For liquids, similar solutions exist. Tags designed for liquid-filled bottles or IV bags use foam spacers and specific antenna patterns to maintain performance. Yes, you have to choose the right tag for the job. But that is true for any technology. A standard UHF label will fail on a metal drum. A properly selected on-metal long range RFID tag will read just fine.

Compare that to LF or HF. While they are less affected by metal and water, their range is so short that you have to bring the reader almost touching the tag anyway. So what is the advantage? With UHF, you have to solve the material challenge once by picking the right tag, and then you get long range forever. With LF or HF, you avoid the material challenge but you are stuck with short range forever. For most industrial users, long range is worth the small extra effort of selecting the right tag type.

Real-world reasons why UHF is the standard for long range

Walk into any modern distribution center for a major retailer like Walmart, Target, or Amazon. What RFID technology are they using? Almost without exception, it is UHF. These companies have done the math, run the pilots, and scaled up what works. They need to read hundreds of tags per second from several feet away as pallets move through receiving doors. Only UHF can do that reliably and cost-effectively.

Look at vehicle access control. Toll roads, parking garages, and gated communities that use windshield tags are almost always using UHF. The reader mounted above the lane reads the tag from 10 to 30 feet away as the vehicle drives through at normal speed. No stopping, no rolling down windows. LF and HF simply cannot deliver that kind of convenience.

Consider returnable container tracking. Plastic totes and metal cages that move between factories and warehouses.

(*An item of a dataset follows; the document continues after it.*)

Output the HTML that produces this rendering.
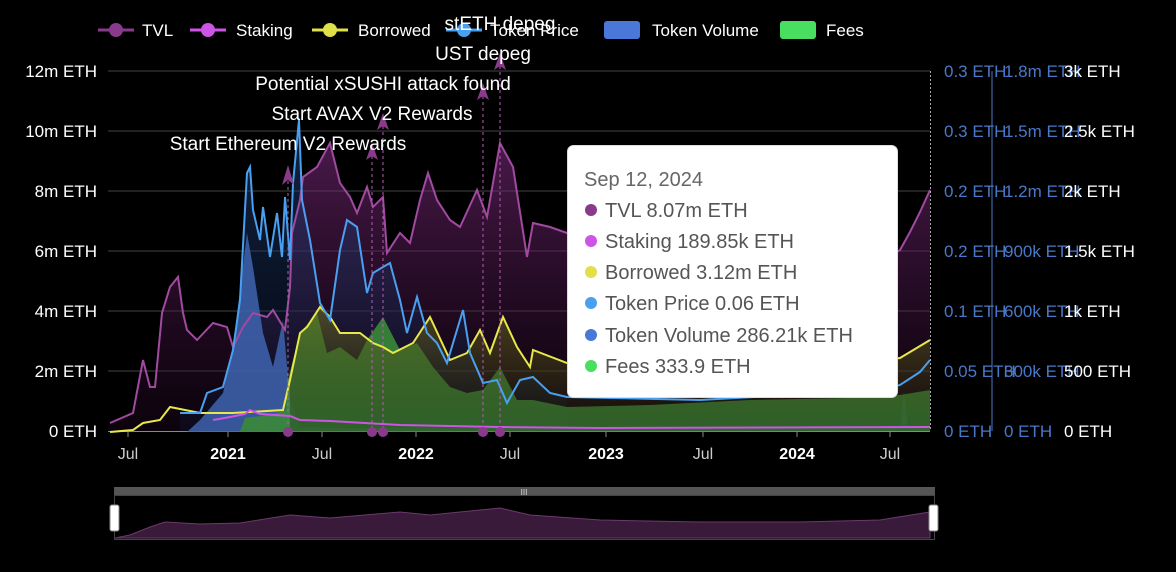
<!DOCTYPE html>
<html><head><meta charset="utf-8"><style>
body{margin:0;background:#000;width:1176px;height:567px;overflow:hidden;font-family:"Liberation Sans",sans-serif}
</style></head><body>
<svg width="1176" height="567" xmlns="http://www.w3.org/2000/svg" font-family="Liberation Sans, sans-serif">
<defs>
<linearGradient id="pg" x1="0" y1="0" x2="0" y2="1"><stop offset="0" stop-color="#7a2a7a" stop-opacity="0.6"/><stop offset="1" stop-color="#2a0a2a" stop-opacity="0.3"/></linearGradient>
<linearGradient id="yg" x1="0" y1="0" x2="0" y2="1"><stop offset="0" stop-color="#6a6a20" stop-opacity="0.6"/><stop offset="1" stop-color="#202008" stop-opacity="0.3"/></linearGradient>
<linearGradient id="bg" x1="0" y1="0" x2="0" y2="1"><stop offset="0" stop-color="#2a4a8a" stop-opacity="0.5"/><stop offset="1" stop-color="#0a1a3a" stop-opacity="0.3"/></linearGradient>
</defs>
<g stroke="#444" stroke-width="1">
<line x1="108" y1="71" x2="930" y2="71"/><line x1="108" y1="131" x2="930" y2="131"/><line x1="108" y1="191" x2="930" y2="191"/><line x1="108" y1="251" x2="930" y2="251"/><line x1="108" y1="311" x2="930" y2="311"/><line x1="108" y1="371" x2="930" y2="371"/>
</g>
<line x1="108" y1="431.5" x2="930" y2="431.5" stroke="#888"/>
<!-- TVL area -->
<polygon fill="url(#pg)" points="108,431 110,423 133,413 143,360 150,387 155,387 162,313 170,287 178,277 183,313 187,330 197,340 213,323 227,327 233,347 243,327 253,313 267,317 273,310 285,330 290,287 292,233 300,200 303,177 317,167 330,143 340,183 350,197 357,213 367,187 373,207 383,197 387,253 400,233 410,243 420,200 428,173 437,200 450,220 460,227 477,190 487,217 500,143 513,167 527,257 533,223 550,227 567,233 620,245 700,250 800,255 880,262 900,250 910,232 920,212 930,190 930,431"/>
<!-- token price area -->
<polygon fill="url(#bg)" points="180,431 180,413 200,413 207,393 223,387 233,350 240,300 247,173 250,167 253,210 260,240 263,207 270,257 277,213 282,257 285,197 290,260 293,183 299,120 302,200 310,240 320,303 330,320 340,250 347,220 357,227 367,293 373,273 383,267 390,263 400,300 407,333 417,297 427,333 437,343 447,363 463,310 470,353 483,383 497,380 507,403 520,380 533,377 550,393 567,397 567,431"/>
<!-- token volume -->
<polygon fill="#3f64b0" opacity="0.85" points="187,432 200,420 223,393 233,347 247,233 253,267 263,333 273,367 283,320 290,400 300,427 340,428 500,428 900,428 904,392 908,428 930,425 930,431"/>
<!-- fees green -->
<polygon fill="#3a8a3a" opacity="0.9" points="240,431 245,418 270,415 286,410 287,383 300,333 317,313 327,353 340,347 357,360 367,340 383,317 400,350 417,343 433,367 450,387 467,393 483,390 500,367 517,400 533,400 567,407 650,405 750,400 850,398 900,395 930,390 930,431"/>
<!-- borrowed area -->
<polygon fill="url(#yg)" points="290,431 290,380 300,333 307,327 320,307 330,317 340,333 360,333 373,343 383,347 393,353 413,343 430,317 450,360 467,353 480,330 490,353 503,317 517,347 530,367 533,350 567,363 700,368 850,365 900,358 930,340 930,431"/>
<!-- lines -->
<polyline fill="none" stroke="#a04aa0" stroke-width="2" points="110,423 133,413 143,360 150,387 155,387 162,313 170,287 178,277 183,313 187,330 197,340 213,323 227,327 233,347 243,327 253,313 267,317 273,310 285,330 290,287 292,233 300,200 303,177 317,167 330,143 340,183 350,197 357,213 367,187 373,207 383,197 387,253 400,233 410,243 420,200 428,173 437,200 450,220 460,227 477,190 487,217 500,143 513,167 527,257 533,223 550,227 567,233 620,245 700,250 800,255 880,262 900,250 910,232 920,212 930,190"/>
<polyline fill="none" stroke="#e8e84a" stroke-width="2" points="110,432 133,430 143,423 160,420 170,407 200,413 233,413 283,410 290,380 300,333 307,327 320,307 330,317 340,333 360,333 373,343 383,347 393,353 413,343 430,317 450,360 467,353 480,330 490,353 503,317 517,347 530,367 533,350 567,363 700,368 850,365 900,358 930,340"/>
<polyline fill="none" stroke="#4aa0f0" stroke-width="2" points="180,413 200,413 207,393 223,387 233,350 240,300 247,173 250,167 253,210 260,240 263,207 270,257 277,213 282,257 285,197 290,260 293,183 299,120 302,200 310,240 320,303 330,320 340,250 347,220 357,227 367,293 373,273 383,267 390,263 400,300 407,333 417,297 427,333 437,343 447,363 463,310 470,353 483,383 497,380 507,403 520,380 533,377 550,393 567,397 700,400 880,390 900,385 920,372 930,360"/>
<polyline fill="none" stroke="#cc55e6" stroke-width="2" points="213,420 230,417 245,414 250,410 260,414 290,416 300,420 330,421 400,425 500,427 600,428 930,427"/>
<!-- events -->
<g stroke="#b060b0" stroke-dasharray="3,3" stroke-width="1">
<line x1="288" y1="175" x2="288" y2="432"/><line x1="372" y1="150" x2="372" y2="432"/><line x1="383" y1="120" x2="383" y2="432"/><line x1="483" y1="90" x2="483" y2="432"/><line x1="500" y1="60" x2="500" y2="432"/>
</g>
<g fill="#8a3a8a">
<polygon points="288,165 282,185 288,180 294,185"/><polygon points="372,143 366,160 372,156 378,160"/><polygon points="383,113 377,130 383,126 389,130"/><polygon points="483,83 477,100 483,96 489,100"/><polygon points="500,53 494,70 500,66 506,70"/>
<circle cx="288" cy="432" r="5"/><circle cx="372" cy="432" r="5"/><circle cx="383" cy="432" r="5"/><circle cx="483" cy="432" r="5"/><circle cx="500" cy="432" r="5"/></g>
<g fill="#fff" font-size="19" text-anchor="middle">
<text x="288" y="150">Start Ethereum V2 Rewards</text>
<text x="372" y="120">Start AVAX V2 Rewards</text>
<text x="383" y="90">Potential xSUSHI attack found</text>
<text x="483" y="60">UST depeg</text>
</g>
<line x1="930.5" y1="71" x2="930.5" y2="431" stroke="#aaa" stroke-dasharray="2,2"/>
<line x1="992" y1="71" x2="992" y2="431" stroke="#4a78c8"/>
<!-- legend -->
<g font-size="17" fill="#fff">
<line x1="98" y1="30" x2="134" y2="30" stroke="#8a3a8a" stroke-width="3"/><circle cx="116" cy="30" r="7" fill="#8a3a8a"/><text x="142" y="36">TVL</text>
<line x1="190" y1="30" x2="226" y2="30" stroke="#cc55e6" stroke-width="3"/><circle cx="208" cy="30" r="7" fill="#cc55e6"/><text x="236" y="36">Staking</text>
<line x1="312" y1="30" x2="348" y2="30" stroke="#e0e04a" stroke-width="3"/><circle cx="330" cy="30" r="7" fill="#e0e04a"/><text x="358" y="36">Borrowed</text>
<line x1="446" y1="30" x2="482" y2="30" stroke="#4aa0f0" stroke-width="3"/><circle cx="464" cy="30" r="7" fill="#4aa0f0"/><text x="490" y="36">Token Price</text>
<rect x="604" y="21" width="36" height="18" rx="3" fill="#4a78d8"/><text x="652" y="36">Token Volume</text>
<rect x="780" y="21" width="36" height="18" rx="3" fill="#4ade60"/><text x="826" y="36">Fees</text>
</g>
<text x="500" y="30" fill="#fff" font-size="19" text-anchor="middle">stETH depeg</text>
<g fill="#fff" font-size="17" text-anchor="end">
<text x="97" y="77">12m ETH</text><text x="97" y="137">10m ETH</text><text x="97" y="197">8m ETH</text><text x="97" y="257">6m ETH</text><text x="97" y="317">4m ETH</text><text x="97" y="377">2m ETH</text><text x="97" y="437">0 ETH</text>
</g>
<g fill="#4a78c8" font-size="17">
<text x="944" y="77">0.3 ETH</text><text x="944" y="137">0.3 ETH</text><text x="944" y="197">0.2 ETH</text><text x="944" y="257">0.2 ETH</text><text x="944" y="317">0.1 ETH</text><text x="944" y="377">0.05 ETH</text><text x="944" y="437">0 ETH</text>
<text x="1004" y="77">1.8m ETH</text><text x="1004" y="137">1.5m ETH</text><text x="1004" y="197">1.2m ETH</text><text x="1004" y="257">900k ETH</text><text x="1004" y="317">600k ETH</text><text x="1004" y="377">300k ETH</text><text x="1004" y="437">0 ETH</text>
</g>
<g fill="#fff" font-size="17">
<text x="1064" y="77">3k ETH</text><text x="1064" y="137">2.5k ETH</text><text x="1064" y="197">2k ETH</text><text x="1064" y="257">1.5k ETH</text><text x="1064" y="317">1k ETH</text><text x="1064" y="377">500 ETH</text><text x="1064" y="437">0 ETH</text>
</g>
<g stroke="#888"><line x1="128" y1="432" x2="128" y2="437"/><line x1="228" y1="432" x2="228" y2="437"/><line x1="322" y1="432" x2="322" y2="437"/><line x1="416" y1="432" x2="416" y2="437"/><line x1="510" y1="432" x2="510" y2="437"/><line x1="606" y1="432" x2="606" y2="437"/><line x1="703" y1="432" x2="703" y2="437"/><line x1="797" y1="432" x2="797" y2="437"/><line x1="890" y1="432" x2="890" y2="437"/></g>
<g fill="#ccc" font-size="16" text-anchor="middle">
<text x="128" y="459">Jul</text><text x="228" y="459" font-weight="bold" fill="#fff">2021</text><text x="322" y="459">Jul</text><text x="416" y="459" font-weight="bold" fill="#fff">2022</text><text x="510" y="459">Jul</text><text x="606" y="459" font-weight="bold" fill="#fff">2023</text><text x="703" y="459">Jul</text><text x="797" y="459" font-weight="bold" fill="#fff">2024</text><text x="890" y="459">Jul</text>
</g>
<rect x="567.5" y="145.5" width="330" height="252" rx="6" fill="#fff" stroke="#ddd"/>
<g font-size="20" fill="#555">
<text x="584" y="186" fill="#666">Sep 12, 2024</text>
<circle cx="591" cy="210" r="6" fill="#8a3a8a"/><text x="605" y="217">TVL  8.07m ETH</text>
<circle cx="591" cy="241" r="6" fill="#cc55e6"/><text x="605" y="248">Staking  189.85k ETH</text>
<circle cx="591" cy="272" r="6" fill="#e0e04a"/><text x="605" y="279">Borrowed  3.12m ETH</text>
<circle cx="591" cy="303" r="6" fill="#4aa0f0"/><text x="605" y="310">Token Price  0.06 ETH</text>
<circle cx="591" cy="335" r="6" fill="#4a78d8"/><text x="605" y="342">Token Volume  286.21k ETH</text>
<circle cx="591" cy="366" r="6" fill="#4ade60"/><text x="605" y="373">Fees  333.9 ETH</text>
</g>
<rect x="114" y="487" width="821" height="8" fill="#555"/>
<text x="524" y="495" fill="#ddd" font-size="8" text-anchor="middle">III</text>
<rect x="114.5" y="495.5" width="820" height="44" fill="none" stroke="#444"/>
<polygon fill="#3a1a3a" stroke="#6a3a6a" points="115,538 130,535 150,527 165,522 200,524 240,523 290,515 330,518 400,512 430,515 500,508 530,515 600,520 700,522 800,522 880,520 930,512 930,538"/>
<rect x="110" y="505" width="9" height="26" rx="2" fill="#fff" stroke="#888"/>
<rect x="929" y="505" width="9" height="26" rx="2" fill="#fff" stroke="#888"/>
</svg>
</body></html>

Companies attach a rugged long range RFID tag to each container. As a forklift carries a stack of containers through a portal, a UHF reader captures every tag in the stack simultaneously. That is impossible with short-range technologies.

What this means for your business

If you are reading this, you are probably trying to decide what kind of RFID system to invest in. Let me save you some time and money.

If you need to track items that are more than three feet away from your reader—and especially if you want to read multiple tags at once—you need a UHF based long range RFID tag. LF and HF will disappoint you. They are great for specific jobs like animal ID or secure access control at a single door. But for warehouse inventory, logistics, asset tracking across large areas, or anything involving moving vehicles, UHF is the only practical choice.

Do not let someone sell you an HF system for a job that needs real range. You will end up spending more on readers and antennas trying to compensate for the fundamental physics disadvantage. Start with UHF. Choose tags that match your environment—standard labels for cardboard, on-metal tags for metal assets, rugged tags for outdoor use. Pair them with a decent reader and proper antennas. Then watch your inventory accuracy climb and your labor hours drop.

That is the real promise of a long range RFID tag. Not just reading from farther away, but working faster, reducing errors, and giving you visibility you never had before. And UHF is how you get there.